--- START ---

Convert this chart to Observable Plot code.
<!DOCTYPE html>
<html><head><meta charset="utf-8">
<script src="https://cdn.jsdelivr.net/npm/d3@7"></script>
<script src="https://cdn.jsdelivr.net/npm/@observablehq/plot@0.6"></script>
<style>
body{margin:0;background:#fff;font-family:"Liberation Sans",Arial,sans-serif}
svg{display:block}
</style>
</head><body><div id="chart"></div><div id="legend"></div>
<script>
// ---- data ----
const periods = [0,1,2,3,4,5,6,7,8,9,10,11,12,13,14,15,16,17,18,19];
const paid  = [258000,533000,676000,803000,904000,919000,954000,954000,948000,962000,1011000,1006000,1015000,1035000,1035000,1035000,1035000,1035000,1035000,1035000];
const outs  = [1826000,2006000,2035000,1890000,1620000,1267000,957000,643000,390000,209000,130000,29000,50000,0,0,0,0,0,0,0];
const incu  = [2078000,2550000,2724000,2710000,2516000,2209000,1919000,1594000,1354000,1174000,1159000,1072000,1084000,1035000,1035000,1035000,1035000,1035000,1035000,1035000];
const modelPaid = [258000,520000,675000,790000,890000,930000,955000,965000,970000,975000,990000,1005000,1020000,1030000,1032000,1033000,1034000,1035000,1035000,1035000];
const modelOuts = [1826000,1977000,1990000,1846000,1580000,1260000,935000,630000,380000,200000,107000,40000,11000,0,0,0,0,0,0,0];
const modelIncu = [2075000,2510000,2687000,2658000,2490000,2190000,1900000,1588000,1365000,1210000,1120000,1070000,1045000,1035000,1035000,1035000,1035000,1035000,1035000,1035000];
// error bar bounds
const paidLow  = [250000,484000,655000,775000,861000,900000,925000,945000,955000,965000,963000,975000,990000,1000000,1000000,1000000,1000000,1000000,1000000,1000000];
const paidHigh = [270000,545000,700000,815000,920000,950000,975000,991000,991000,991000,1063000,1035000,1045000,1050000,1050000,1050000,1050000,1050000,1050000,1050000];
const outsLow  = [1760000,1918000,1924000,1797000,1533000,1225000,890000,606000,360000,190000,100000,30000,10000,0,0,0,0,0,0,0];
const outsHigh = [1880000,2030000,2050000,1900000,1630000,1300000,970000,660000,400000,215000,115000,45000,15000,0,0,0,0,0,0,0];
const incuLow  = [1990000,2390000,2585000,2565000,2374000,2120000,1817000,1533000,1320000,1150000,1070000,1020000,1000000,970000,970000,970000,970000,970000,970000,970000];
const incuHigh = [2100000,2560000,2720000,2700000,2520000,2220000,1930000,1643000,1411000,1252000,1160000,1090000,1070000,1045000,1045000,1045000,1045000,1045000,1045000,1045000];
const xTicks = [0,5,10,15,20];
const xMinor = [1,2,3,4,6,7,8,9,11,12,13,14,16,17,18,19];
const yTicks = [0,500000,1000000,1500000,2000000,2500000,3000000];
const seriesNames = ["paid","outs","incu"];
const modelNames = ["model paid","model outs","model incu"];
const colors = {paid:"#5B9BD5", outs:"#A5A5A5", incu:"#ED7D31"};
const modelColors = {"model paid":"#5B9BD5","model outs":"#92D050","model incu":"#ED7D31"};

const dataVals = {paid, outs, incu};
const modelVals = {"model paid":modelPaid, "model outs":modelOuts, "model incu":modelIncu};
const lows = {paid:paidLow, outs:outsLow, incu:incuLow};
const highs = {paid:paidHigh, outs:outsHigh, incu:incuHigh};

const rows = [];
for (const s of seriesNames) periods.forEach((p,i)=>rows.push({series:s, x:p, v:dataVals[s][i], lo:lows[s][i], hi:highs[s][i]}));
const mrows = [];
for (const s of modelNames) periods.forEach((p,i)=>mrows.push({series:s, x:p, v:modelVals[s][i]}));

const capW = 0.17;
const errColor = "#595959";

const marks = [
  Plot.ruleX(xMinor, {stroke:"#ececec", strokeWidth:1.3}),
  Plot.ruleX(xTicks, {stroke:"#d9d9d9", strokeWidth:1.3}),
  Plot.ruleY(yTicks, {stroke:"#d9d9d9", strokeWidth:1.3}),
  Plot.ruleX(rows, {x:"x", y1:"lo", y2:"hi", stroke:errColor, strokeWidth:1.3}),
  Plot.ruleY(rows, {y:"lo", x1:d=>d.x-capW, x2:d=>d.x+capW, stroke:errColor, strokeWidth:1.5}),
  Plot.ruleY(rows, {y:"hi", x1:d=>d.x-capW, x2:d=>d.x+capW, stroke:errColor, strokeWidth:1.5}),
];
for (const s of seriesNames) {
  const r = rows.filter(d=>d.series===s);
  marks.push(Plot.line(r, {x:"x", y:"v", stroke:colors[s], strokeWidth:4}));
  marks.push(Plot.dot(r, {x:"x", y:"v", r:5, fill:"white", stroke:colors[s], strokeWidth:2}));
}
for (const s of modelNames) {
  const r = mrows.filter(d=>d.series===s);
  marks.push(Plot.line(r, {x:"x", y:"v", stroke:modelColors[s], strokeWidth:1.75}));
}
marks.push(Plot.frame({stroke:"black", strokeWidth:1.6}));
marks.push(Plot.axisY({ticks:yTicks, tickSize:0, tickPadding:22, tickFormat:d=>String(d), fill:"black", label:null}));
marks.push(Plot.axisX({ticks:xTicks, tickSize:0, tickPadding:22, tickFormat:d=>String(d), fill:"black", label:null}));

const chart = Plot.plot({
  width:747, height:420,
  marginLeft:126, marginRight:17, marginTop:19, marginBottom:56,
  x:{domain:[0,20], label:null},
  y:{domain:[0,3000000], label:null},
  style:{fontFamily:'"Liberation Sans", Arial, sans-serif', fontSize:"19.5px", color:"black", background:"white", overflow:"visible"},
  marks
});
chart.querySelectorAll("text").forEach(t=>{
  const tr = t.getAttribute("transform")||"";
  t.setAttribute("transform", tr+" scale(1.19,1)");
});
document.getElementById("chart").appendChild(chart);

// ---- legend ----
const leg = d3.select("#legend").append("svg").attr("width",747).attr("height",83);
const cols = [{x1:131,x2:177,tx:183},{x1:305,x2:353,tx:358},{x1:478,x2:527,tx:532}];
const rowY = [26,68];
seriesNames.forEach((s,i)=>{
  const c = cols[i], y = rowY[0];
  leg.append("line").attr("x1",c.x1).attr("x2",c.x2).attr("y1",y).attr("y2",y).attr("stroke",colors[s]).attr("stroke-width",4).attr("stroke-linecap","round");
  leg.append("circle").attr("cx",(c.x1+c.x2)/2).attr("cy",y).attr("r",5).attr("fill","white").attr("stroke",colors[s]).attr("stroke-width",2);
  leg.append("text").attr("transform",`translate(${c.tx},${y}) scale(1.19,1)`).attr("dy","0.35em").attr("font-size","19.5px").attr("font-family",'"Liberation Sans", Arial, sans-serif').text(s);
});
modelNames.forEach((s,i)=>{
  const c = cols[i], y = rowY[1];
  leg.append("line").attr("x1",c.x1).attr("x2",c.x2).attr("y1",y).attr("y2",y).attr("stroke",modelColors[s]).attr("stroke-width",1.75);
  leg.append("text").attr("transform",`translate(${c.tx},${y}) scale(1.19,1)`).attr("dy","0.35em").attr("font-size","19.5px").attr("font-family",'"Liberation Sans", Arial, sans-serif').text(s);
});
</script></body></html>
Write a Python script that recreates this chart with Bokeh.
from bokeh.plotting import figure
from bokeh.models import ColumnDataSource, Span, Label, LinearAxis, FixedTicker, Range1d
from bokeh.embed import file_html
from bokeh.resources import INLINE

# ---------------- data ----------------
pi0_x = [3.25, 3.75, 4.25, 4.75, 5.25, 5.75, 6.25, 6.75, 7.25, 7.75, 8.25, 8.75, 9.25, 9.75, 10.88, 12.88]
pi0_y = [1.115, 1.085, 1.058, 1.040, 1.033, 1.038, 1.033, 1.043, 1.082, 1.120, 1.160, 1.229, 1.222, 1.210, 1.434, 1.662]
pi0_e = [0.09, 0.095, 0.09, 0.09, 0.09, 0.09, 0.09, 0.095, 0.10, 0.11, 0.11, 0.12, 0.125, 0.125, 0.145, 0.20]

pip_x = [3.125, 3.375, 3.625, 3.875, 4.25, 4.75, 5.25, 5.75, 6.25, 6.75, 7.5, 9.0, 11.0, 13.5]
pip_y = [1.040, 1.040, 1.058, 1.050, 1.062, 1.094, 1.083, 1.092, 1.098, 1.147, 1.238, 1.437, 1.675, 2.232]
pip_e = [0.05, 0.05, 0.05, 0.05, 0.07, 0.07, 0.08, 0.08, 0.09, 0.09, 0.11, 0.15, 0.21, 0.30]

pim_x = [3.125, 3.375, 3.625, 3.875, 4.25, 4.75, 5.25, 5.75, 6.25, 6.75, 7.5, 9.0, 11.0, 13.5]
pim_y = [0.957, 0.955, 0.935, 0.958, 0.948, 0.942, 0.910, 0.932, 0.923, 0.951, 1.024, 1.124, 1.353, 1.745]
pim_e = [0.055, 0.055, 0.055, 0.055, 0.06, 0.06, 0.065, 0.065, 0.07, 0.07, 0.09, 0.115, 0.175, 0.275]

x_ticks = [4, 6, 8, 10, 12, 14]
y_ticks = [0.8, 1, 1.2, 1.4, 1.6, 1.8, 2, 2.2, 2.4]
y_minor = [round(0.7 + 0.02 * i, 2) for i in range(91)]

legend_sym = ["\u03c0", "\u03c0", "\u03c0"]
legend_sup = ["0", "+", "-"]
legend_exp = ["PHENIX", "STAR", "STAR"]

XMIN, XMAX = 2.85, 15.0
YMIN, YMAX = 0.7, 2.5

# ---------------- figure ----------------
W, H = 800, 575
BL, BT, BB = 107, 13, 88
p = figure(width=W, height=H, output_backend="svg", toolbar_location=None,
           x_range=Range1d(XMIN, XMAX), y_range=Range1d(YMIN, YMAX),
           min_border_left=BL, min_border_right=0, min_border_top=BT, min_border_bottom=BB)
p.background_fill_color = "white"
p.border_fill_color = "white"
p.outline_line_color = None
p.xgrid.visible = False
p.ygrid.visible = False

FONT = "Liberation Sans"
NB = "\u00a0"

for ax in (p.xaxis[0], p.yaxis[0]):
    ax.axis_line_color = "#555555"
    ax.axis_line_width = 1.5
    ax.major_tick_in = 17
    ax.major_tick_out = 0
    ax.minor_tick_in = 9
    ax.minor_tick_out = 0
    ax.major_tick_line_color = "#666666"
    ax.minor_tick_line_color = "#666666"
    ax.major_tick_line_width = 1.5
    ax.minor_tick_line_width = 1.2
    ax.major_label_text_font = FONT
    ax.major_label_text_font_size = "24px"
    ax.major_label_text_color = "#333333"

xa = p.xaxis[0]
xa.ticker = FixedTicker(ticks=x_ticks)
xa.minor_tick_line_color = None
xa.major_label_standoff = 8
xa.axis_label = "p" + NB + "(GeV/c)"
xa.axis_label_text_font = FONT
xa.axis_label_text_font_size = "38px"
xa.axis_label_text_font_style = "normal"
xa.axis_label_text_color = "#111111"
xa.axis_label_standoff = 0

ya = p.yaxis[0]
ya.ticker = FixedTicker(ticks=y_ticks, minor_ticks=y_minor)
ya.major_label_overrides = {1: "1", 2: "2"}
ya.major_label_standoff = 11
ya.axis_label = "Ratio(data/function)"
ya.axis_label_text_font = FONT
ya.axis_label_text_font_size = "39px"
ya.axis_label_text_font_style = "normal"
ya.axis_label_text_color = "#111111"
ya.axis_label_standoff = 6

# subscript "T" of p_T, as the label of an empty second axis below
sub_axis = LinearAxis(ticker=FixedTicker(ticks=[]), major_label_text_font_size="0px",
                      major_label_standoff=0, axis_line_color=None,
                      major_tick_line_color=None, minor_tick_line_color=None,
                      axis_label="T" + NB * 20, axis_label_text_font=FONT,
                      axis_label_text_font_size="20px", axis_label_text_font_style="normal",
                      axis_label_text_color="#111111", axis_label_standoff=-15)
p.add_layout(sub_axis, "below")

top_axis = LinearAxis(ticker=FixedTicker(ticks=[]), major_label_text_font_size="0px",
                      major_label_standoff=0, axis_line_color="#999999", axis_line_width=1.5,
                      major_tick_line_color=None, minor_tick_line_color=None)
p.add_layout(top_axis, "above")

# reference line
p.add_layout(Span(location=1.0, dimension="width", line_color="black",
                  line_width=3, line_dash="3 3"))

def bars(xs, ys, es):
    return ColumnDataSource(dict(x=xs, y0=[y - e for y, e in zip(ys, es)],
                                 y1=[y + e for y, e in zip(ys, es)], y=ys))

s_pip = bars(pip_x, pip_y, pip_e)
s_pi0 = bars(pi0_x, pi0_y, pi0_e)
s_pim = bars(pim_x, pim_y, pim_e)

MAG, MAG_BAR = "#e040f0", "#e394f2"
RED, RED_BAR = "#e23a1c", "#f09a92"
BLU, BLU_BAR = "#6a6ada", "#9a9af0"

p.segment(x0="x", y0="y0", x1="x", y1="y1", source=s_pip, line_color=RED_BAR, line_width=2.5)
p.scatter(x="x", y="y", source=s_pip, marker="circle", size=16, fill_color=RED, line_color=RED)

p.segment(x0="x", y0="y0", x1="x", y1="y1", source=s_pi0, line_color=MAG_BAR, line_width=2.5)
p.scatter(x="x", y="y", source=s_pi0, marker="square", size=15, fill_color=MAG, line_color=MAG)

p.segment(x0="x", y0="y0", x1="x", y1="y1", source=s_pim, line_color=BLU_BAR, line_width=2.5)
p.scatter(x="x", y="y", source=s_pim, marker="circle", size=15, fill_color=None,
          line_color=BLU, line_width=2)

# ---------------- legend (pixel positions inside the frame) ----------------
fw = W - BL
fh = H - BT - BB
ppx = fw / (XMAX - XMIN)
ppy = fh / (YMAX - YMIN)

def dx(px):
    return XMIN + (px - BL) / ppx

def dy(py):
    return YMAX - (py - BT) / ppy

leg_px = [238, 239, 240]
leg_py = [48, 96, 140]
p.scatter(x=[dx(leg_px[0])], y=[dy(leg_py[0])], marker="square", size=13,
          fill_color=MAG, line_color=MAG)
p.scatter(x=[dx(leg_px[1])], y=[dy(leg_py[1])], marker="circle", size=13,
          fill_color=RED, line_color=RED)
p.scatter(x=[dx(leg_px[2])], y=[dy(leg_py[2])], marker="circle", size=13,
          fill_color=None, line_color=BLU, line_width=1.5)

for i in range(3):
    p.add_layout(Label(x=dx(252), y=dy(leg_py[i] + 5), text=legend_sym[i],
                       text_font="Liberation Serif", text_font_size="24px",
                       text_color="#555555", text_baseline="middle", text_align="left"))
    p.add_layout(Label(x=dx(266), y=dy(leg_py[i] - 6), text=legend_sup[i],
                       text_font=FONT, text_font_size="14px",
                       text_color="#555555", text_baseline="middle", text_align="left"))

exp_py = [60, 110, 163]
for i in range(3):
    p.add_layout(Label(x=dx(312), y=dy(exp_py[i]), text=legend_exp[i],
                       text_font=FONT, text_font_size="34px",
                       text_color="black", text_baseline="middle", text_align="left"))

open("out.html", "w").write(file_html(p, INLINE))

--- END ---

> [What the task asks]
Among the lines of the material, find those that hold the word "chart" and copy them.

> [Full response]
Convert this chart to Observable Plot code.
</head><body><div id="chart"></div><div id="legend"></div>
const chart = Plot.plot({
chart.querySelectorAll("text").forEach(t=>{
document.getElementById("chart").appendChild(chart);
Write a Python script that recreates this chart with Bokeh.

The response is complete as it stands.